Ou seja, vamos todos pagar a conta dessa crise que é de vários níveis (econômica, energética, geopolítica), alguns mais do que outros. Penso no continente africano dependente das compras chinesas de matéria-prima e das ajudas internacionais ocidentais. No Burkina Faso, país que conheço bem, a inflação atingiu mais de 20% este ano, e teve falta de gasolina (tal como em outros países vizinhos). Isso, cumulado às situações de ataques terroristas, dois milhões de deslocados no território, secas e insegurança alimentar agregam dificuldades a uma situação já extremamente complicada.

O Brasil vai sentir os impactos, mas, como é costume, um pouco depois dos demais. Não está garantido que haja crescimento para 2023, segundo dados oficiais. A inflação continua presente, apesar de a taxa Selic ter aumentado umas setes vezes (se não estou enganado). O País priorizou vender commodities – em detrimento de um desenvolvimento industrial consolidado – mas como vendê-las se a maioria dos compradores está limitando seus gastos? Qual vai ser a variação do valor das commodities neste contexto internacional? Qual será o valor do barril de petróleo que terá um impacto tremendo no custo das exportações e importações brasileiras? Como equilibrar os desafios externos e internos?
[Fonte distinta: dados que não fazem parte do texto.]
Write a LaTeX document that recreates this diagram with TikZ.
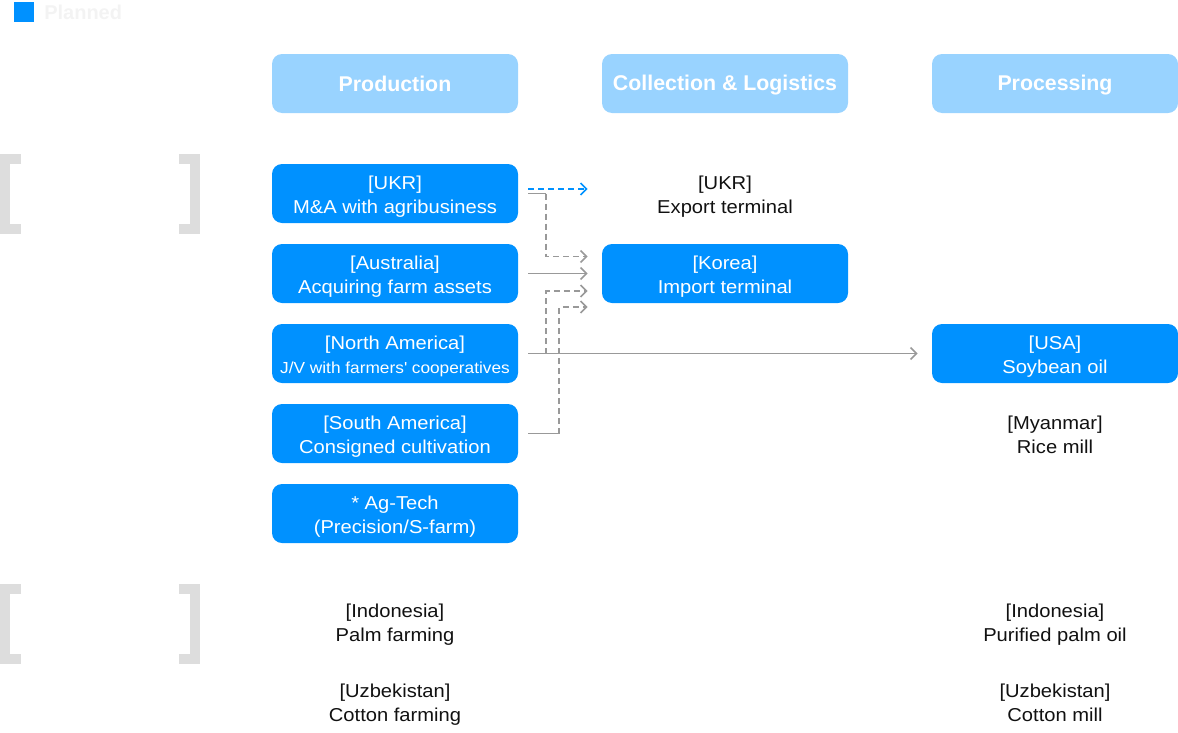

São perguntas essenciais e tenho a sensação de que, devido à campanha presidencial, não estão em pauta ainda, mas têm que vir logo. A vantagem que o Brasil tem em relação a outros países é sua capacidade de resiliência e sua reatividade em termos macroeconômicos. Ē um país que reage muito rápido às políticas instauradas. Veremos rapidamente se o que será executado funciona ou não.

Em relação a Pernambuco, o Estado tem uma vantagem geográfica tremenda que continua mal aproveitada. Existe, no meu ver, um déficit estratégico por parte do Governo Federal que não soube valorizar o território, mesmo com os investimentos recentes. Existe também uma falta de coerência entre Estados do Nordeste, cada um puxando para seu lado para se tornar hub regional, quando um ponto focal forte traria mais resultado e poderia se espalhar para os demais.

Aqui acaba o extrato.